HR in Focus Retrospectives Process

These lessons learned would be archived  and accessible for other project members.  The Human Resources Specialist may build a repository that allows all employees to quickly find and sort through lessons learned. This way it is valued and utilized by employees of the organization. Examples of questions designed by HR:

The major questions:

  1. What did we do well?
  2. What did we do that was not done so well?
  3. What did we learn?
  4. What would we do differently the next time?
  5. What still bewilders us?

Other Worthy Questions:

  1. What assisted you in being a success as a team member?
  2. What were your expectations from (team members) and (project manager)?
  3. What processes/steps did you use that were useful?
  4. What were the hindrances that held you back from doing good work?
  5. If you could change something (a priority) what would it have been?
  6. What caused you problems?
  7. Was there anything that caused you stress?
  8. What went well?  What didn’t?

Still Other Worthy Questions: (organizational)

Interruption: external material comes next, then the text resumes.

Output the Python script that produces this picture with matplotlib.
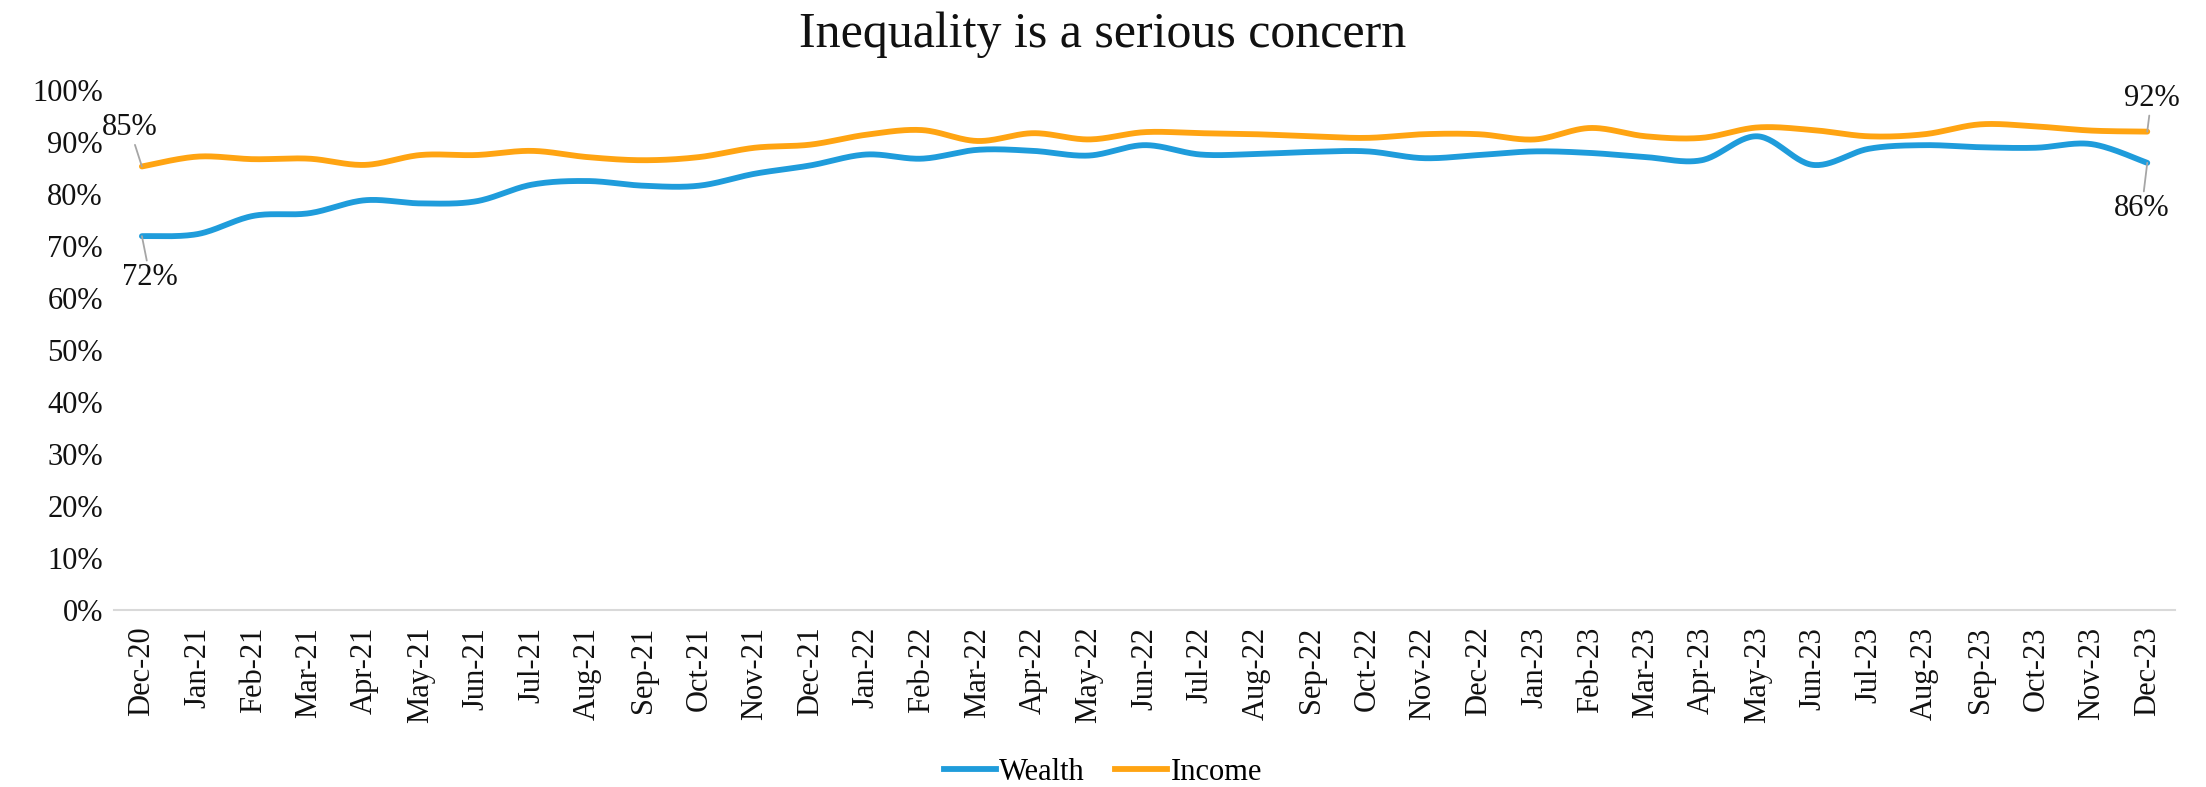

  1. Were you provided training at the beginning of the project? What training?
  2. Did you feel supported by upper management at the beginning? during? the project?
  3. Was Human Resources available to you at the beginning?  during? the project?
  4. Did Human Resources help you bring closure to the project?
  5. Did Human Resources help you re-integrate back into the organization?
  6. Were there enough staff on the project?
  7. Did everyone have the right skills and experience to perform their jobs on the project?
  8. Did your team have access to resources during the project? (people, materials, equipment, finances)
  9. Did you feel the project was aligned with the vision, mission and values of the organization?

Not all questions need to be asked in every project.  The Human Resources Specialist would pick the questions relevant to the project and the project team.  Many of these questions could be used in a Retrospective Workshop.

Retrospectives can provide valuable information the project teams can use for future project work.  They lead to improvements in the processes and outcomes.  Future project teams can utilize best practices advancing the success of projects.